LEESBURG, Va. — How Virginia goes in the presidential election may come down to voters who live amid the small wineries, affluent subdivisions and Civil War battlegrounds of Loudoun County.
Voters in the tony Hamilton County suburbs around the humming riverside economic engine of Cincinnati may tip the balance in Ohio.
To win Florida, either President Obama or Mitt Romney probably will have carried Hillsborough County, where the urban seaport town of Tampa bleeds into communities of Spanish-speaking voters and retired Midwesterners.
Those areas are vastly different, yet each is full of fickle voters and bound by a proclivity to swing between Republican and Democrat every four years. All are main targets as the president and his Republican challenger look for enough victories to reach the 270 electoral votes needed to capture the White House.
The race may come down to an even narrower slice of the electorate than the nine most contested states: Colorado, Florida, Iowa, Nevada, New Hampshire, North Carolina, Ohio, Virginia and Wisconsin. The outcome probably will depend on what happens in the 106 counties that Republican George W. Bush won in 2004 and that Mr. Obama won in 2008, according to an Associated Press analysis.
The AP reviewed the returns in those nine states during the 2000, 2004 and 2008 elections to identify the counties that have swung between the parties and were most likely to do so again on Nov. 6.
These counties are home to people such as Matt Blunt, 42, an IT manager from Sterling, Va., in Loudoun County. Mr. Blunt voted for Mr. Obama in 2008, hoping he could change Washington’s bitter tone, but now backs Mr. Romney.
“What I see in Romney is the stronger potential for leadership than we’ve seen in the past four years,” Mr. Blunt said, adding that Mr. Obama “hasn’t lived up to the promise.”
In these counties more than anywhere else, voters’ phones ring every night with automated surveys. Every day, glossy mailers hit their mailboxes. TVs crackle day and night with campaign ads.
In fact, voters in the Cincinnati, Tampa and Northern Virginia TV markets have been subjected to presidential campaign advertising totaling $127 million, almost one-fifth the total spent nationwide.

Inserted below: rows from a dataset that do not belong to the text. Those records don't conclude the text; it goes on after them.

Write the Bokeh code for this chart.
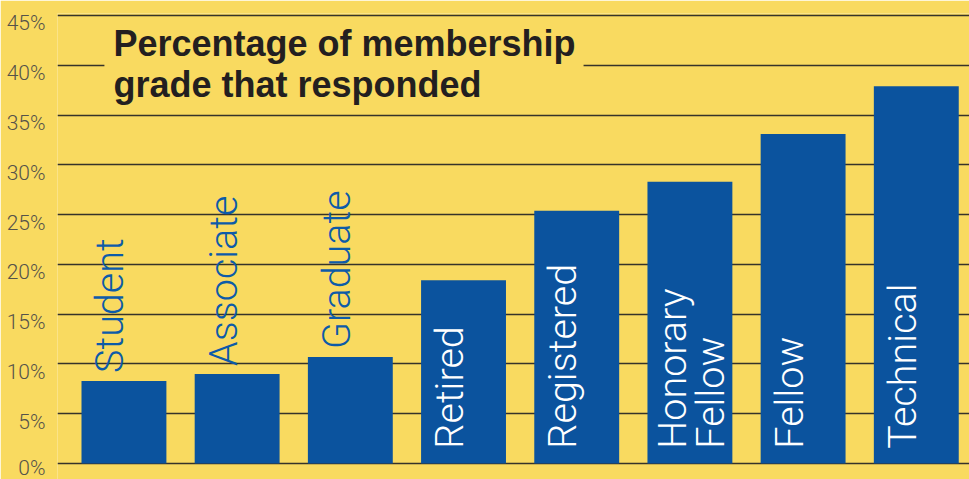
from bokeh.plotting import figure
from bokeh.models import Range1d, FixedTicker, Label, ColumnDataSource
from bokeh.core.properties import value
from bokeh.embed import file_html
from bokeh.resources import INLINE

# ---- data ----
categories = ["Student", "Associate", "Graduate", "Retired", "Registered",
              "Honorary\nFellow", "Fellow", "Technical"]
values = [8.3, 9.0, 10.7, 18.4, 25.4, 28.3, 33.1, 37.9]
y_ticks = [0, 5, 10, 15, 20, 25, 30, 35, 40, 45]
tick_labels = ["0%", "5%", "10%", "15%", "20%", "25%", "30%", "35%", "40%", "45%"]
title_text = "Percentage of membership\ngrade that responded"

BG = "#F9DA60"
BLUE = "#0B539E"
LABEL_BLUE = "#0D5BA8"

X0, X1 = -0.587, 7.47
LABEL_DROP = 0.8  # tick labels hang just below their grid line
p = figure(width=969, height=479, output_backend="svg", toolbar_location=None,
           x_range=Range1d(X0, X1), y_range=Range1d(-1.6, 45.2),
           min_border_left=57, min_border_right=0, min_border_top=13,
           min_border_bottom=0)
p.background_fill_color = BG
p.border_fill_color = BG
p.outline_line_color = None

p.xaxis.visible = False
p.xgrid.visible = False

label_pos = [round(t - LABEL_DROP, 6) for t in y_ticks]
p.yaxis.ticker = FixedTicker(ticks=label_pos)
p.yaxis.major_label_overrides = {lp: lab for lp, lab in zip(label_pos, tick_labels)}
p.yaxis.axis_line_color = None
p.yaxis.major_tick_line_color = None
p.yaxis.minor_tick_line_color = None
p.yaxis.major_label_standoff = 6
p.yaxis.major_label_text_font = "Roboto Light"
p.yaxis.major_label_text_font_size = "21px"
p.yaxis.major_label_text_color = "#55524a"

p.ygrid.ticker = FixedTicker(ticks=y_ticks)
p.ygrid.grid_line_color = "#36332a"
p.ygrid.grid_line_width = 1.6

spacing_px = 912 / (X1 - X0)

xs = list(range(len(categories)))
p.vbar(x=xs, top=values, bottom=0, width=0.75, color=BLUE, line_color=None)

# ---- category labels (rotated) ----
line_px = 38
lx, ly, lt, lc = [], [], [], []
for i, (cat, v) in enumerate(zip(categories, values)):
    lines = cat.split("\n")
    inside = v > 15
    n = len(lines)
    for j, ln in enumerate(lines):
        off_px = -14 + (j - (n - 1)) * line_px + (n - 1) * 35
        lx.append(i + off_px / spacing_px)
        ly.append(1.5 if inside else v + 0.8)
        lt.append(ln)
        lc.append("white" if inside else LABEL_BLUE)

src = ColumnDataSource(dict(x=lx, y=ly, text=lt, color=lc))
p.text(x="x", y="y", text="text", source=src, angle=1.5708,
       text_color="color", text_font=value("Roboto Light"),
       text_font_size="39.5px", text_align="left", text_baseline="alphabetic")

# ---- title ----
title = Label(x=-0.093 - 9 / spacing_px, y=44.6, text=title_text,
              text_font="Liberation Sans",
              text_font_style="bold", text_font_size="36px", text_color="#231F20",
              text_baseline="top", text_align="left", text_line_height=1.0,
              background_fill_color=BG,
              padding=dict(left=9, right=8, top=4, bottom=0))
p.add_layout(title)

open("out.html", "w").write(file_html(p, INLINE))
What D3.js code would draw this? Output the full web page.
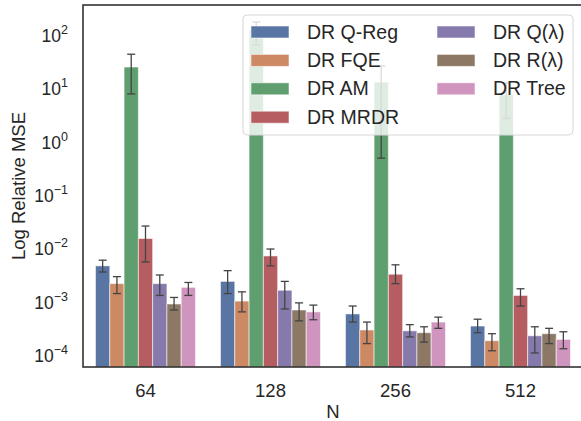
<!DOCTYPE html>
<html>
<head>
<meta charset="utf-8">
<script src="https://cdnjs.cloudflare.com/ajax/libs/d3/7.8.5/d3.min.js"></script>
<style>
body { margin: 0; background: #fff; }
text { font-family: "Liberation Sans", Arial, sans-serif; fill: #262626; }
</style>
</head>
<body>
<div id="chart"></div>
<script>
// categories and series
var groups = ["64", "128", "256", "512"];
var seriesNames = ["DR Q-Reg", "DR FQE", "DR AM", "DR MRDR", "DR Q(\u03bb)", "DR R(\u03bb)", "DR Tree"];
var colors = ["#5975a4", "#cc8963", "#5f9e6e", "#b55d60", "#857aab", "#8d7866", "#d095bf"];

// bar heights (mean relative MSE), one array per series, ordered like groups
var qReg  = [4.3e-3, 2.2e-3, 5.4e-4, 3.2e-4];
var fqe   = [2.0e-3, 9.4e-4, 2.7e-4, 1.7e-4];
var am    = [23, 114, 12, 6.9];
var mrdr  = [1.4e-2, 6.6e-3, 3.0e-3, 1.2e-3];
var qLam  = [2.0e-3, 1.5e-3, 2.6e-4, 2.1e-4];
var rLam  = [8.3e-4, 6.4e-4, 2.4e-4, 2.3e-4];
var tree  = [1.7e-3, 5.9e-4, 3.8e-4, 1.8e-4];

// error bar bounds
var qRegLo = [3.3e-3, 1.3e-3, 3.8e-4, 2.4e-4], qRegHi = [5.5e-3, 3.5e-3, 7.6e-4, 4.3e-4];
var fqeLo  = [1.3e-3, 5.9e-4, 1.5e-4, 1.1e-4], fqeHi  = [2.7e-3, 1.4e-3, 3.8e-4, 2.3e-4];
var amLo   = [7.2, 60, 0.45, 2.5],             amHi   = [40, 161, 24, 11.6];
var mrdrLo = [5.1e-3, 4.3e-3, 2.0e-3, 7.6e-4], mrdrHi = [2.4e-2, 8.9e-3, 4.5e-3, 1.6e-3];
var qLamLo = [1.2e-3, 6.7e-4, 2.0e-4, 1.0e-4], qLamHi = [2.9e-3, 2.2e-3, 3.4e-4, 3.1e-4];
var rLamLo = [6.4e-4, 4.0e-4, 1.6e-4, 1.5e-4], rLamHi = [1.1e-3, 8.7e-4, 3.1e-4, 2.9e-4];
var treeLo = [1.2e-3, 4.2e-4, 2.9e-4, 1.2e-4], treeHi = [2.1e-3, 7.9e-4, 4.7e-4, 2.5e-4];

var yTicks = [1e-4, 1e-3, 1e-2, 1e-1, 1e0, 1e1, 1e2];
var yDomain = [5.46e-5, 335];

var means = [qReg, fqe, am, mrdr, qLam, rLam, tree];
var lows  = [qRegLo, fqeLo, amLo, mrdrLo, qLamLo, rLamLo, treeLo];
var highs = [qRegHi, fqeHi, amHi, mrdrHi, qLamHi, rLamHi, treeHi];

var W = 581, H = 421;
var padL = 83, padT = 5, plotW = 500, plotB = 367;

var svg = d3.select("#chart").append("svg")
    .attr("width", W).attr("height", H);

var x0 = d3.scaleBand().domain(groups).range([padL, padL + plotW])
    .paddingInner(0.2).paddingOuter(0.1);
var x1 = d3.scaleBand().domain(seriesNames).range([0, x0.bandwidth()]);
var y = d3.scaleLog().domain(yDomain).range([plotB, padT]);

// flat records for the bars
var rows = [];
groups.forEach(function(g, gi) {
  seriesNames.forEach(function(s, si) {
    rows.push({g: g, s: s, si: si, v: means[si][gi], lo: lows[si][gi], hi: highs[si][gi]});
  });
});

var bars = svg.append("g");
bars.selectAll("rect").data(rows).enter().append("rect")
    .attr("x", function(d) { return x0(d.g) + x1(d.s); })
    .attr("y", function(d) { return y(d.v); })
    .attr("width", x1.bandwidth())
    .attr("height", function(d) { return plotB - y(d.v); })
    .style("fill", function(d) { return colors[d.si]; })
    .style("stroke", "rgba(255,255,255,0.55)")
    .style("stroke-width", 1);

// error bars
var cap = 4;
var errs = svg.append("g").style("stroke", "#444").style("stroke-width", 1.3).style("fill", "none");
rows.forEach(function(d) {
  var cx = x0(d.g) + x1(d.s) + x1.bandwidth() / 2;
  var yl = y(d.lo), yh = y(d.hi);
  errs.append("line").attr("x1", cx).attr("x2", cx).attr("y1", yl).attr("y2", yh);
  errs.append("line").attr("x1", cx - cap).attr("x2", cx + cap).attr("y1", yl).attr("y2", yl);
  errs.append("line").attr("x1", cx - cap).attr("x2", cx + cap).attr("y1", yh).attr("y2", yh);
});

// frame
svg.append("rect")
    .attr("x", padL).attr("y", padT)
    .attr("width", plotW).attr("height", plotB - padT)
    .style("fill", "none").style("stroke", "#262626").style("stroke-width", 1.5);

// x tick labels
svg.append("g").selectAll("text").data(groups).enter().append("text")
    .attr("x", function(d) { return x0(d) + x0.bandwidth() / 2; })
    .attr("y", 397)
    .attr("text-anchor", "middle")
    .style("font-size", "18.5px")
    .text(function(d) { return d; });

svg.append("text")
    .attr("x", padL + plotW / 2).attr("y", 418)
    .attr("text-anchor", "middle")
    .style("font-size", "18.5px")
    .text("N");

// y tick labels as 10^k
var ytl = svg.append("g").selectAll("text").data(yTicks).enter().append("text")
    .attr("x", 68)
    .attr("y", function(d) { return y(d) + 9; })
    .attr("text-anchor", "end")
    .style("font-size", "17.5px");
ytl.append("tspan").text("10");
ytl.append("tspan")
    .attr("dy", -8)
    .style("font-size", "12.5px")
    .text(function(d) { var e = Math.round(Math.log10(d)); return e < 0 ? "\u2212" + (-e) : e; });

svg.append("text")
    .attr("transform", "translate(25," + ((padT + plotB) / 2) + ") rotate(-90)")
    .attr("text-anchor", "middle")
    .style("font-size", "18.5px")
    .text("Log Relative MSE");

// legend
var lg = svg.append("g");
lg.append("rect")
    .attr("x", 243).attr("y", 15).attr("width", 330).attr("height", 120)
    .attr("rx", 4)
    .style("fill", "rgba(255,255,255,0.8)")
    .style("stroke", "#d6d6d6").style("stroke-width", 1);

var items = lg.selectAll("g.item").data(seriesNames).enter().append("g")
    .attr("class", "item")
    .attr("transform", function(d, i) {
      var col = i < 4 ? 0 : 1, row = i < 4 ? i : i - 4;
      return "translate(" + (col ? 437 : 251) + "," + (32 + row * 28.4) + ")";
    });
items.append("rect")
    .attr("x", 0).attr("y", -6).attr("width", 38).attr("height", 12)
    .style("fill", function(d, i) { return colors[i]; })
    .style("stroke", "rgba(255,255,255,0.55)");
items.append("text")
    .attr("x", 56).attr("y", 6.5)
    .style("font-size", "19.5px")
    .text(function(d) { return d; });
</script>
</body>
</html>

“There’s more — and more concentrated — contact with voters in these counties that swung back and forth in these states than anybody,” said Charlie Black, a veteran Republican campaign strategist and informal Romney adviser.
In a race where any bit of an advantage could make the difference, the campaigns go to all this trouble to sway a tiny fraction of the electorate. In 2008, there were 6.2 million votes from those 106 counties; that was not even 5 percent of the roughly 137 million who voted for president.
There is no single reason to explain why these counties seem to shift with the political wind. Their voters are far from monolithic, having little in common other than their voting patterns.
In most of these places, there are few truly undecided voters, forcing Mr. Obama and Mr. Romney to subdivide the electorate in their attempt for any edge.
In Northern Virginia, Mr. Obama is reaching out to newcomers and younger veterans. Mr. Romney’s pitch is stronger toward retired military members, sportsmen and social conservatives.
Working-class Sandusky County, Ohio, where the automotive industry’s rebound has pushed the county’s unemployment below the state average, is on the list, as are parts of southern Virginia with a substantial black population and North Carolina’s Research Triangle.
If there’s one area where these counties are linked, it may be that many have a wide segment of working-class white voters, an important group for Mr. Romney and one with whom Mr. Obama has struggled.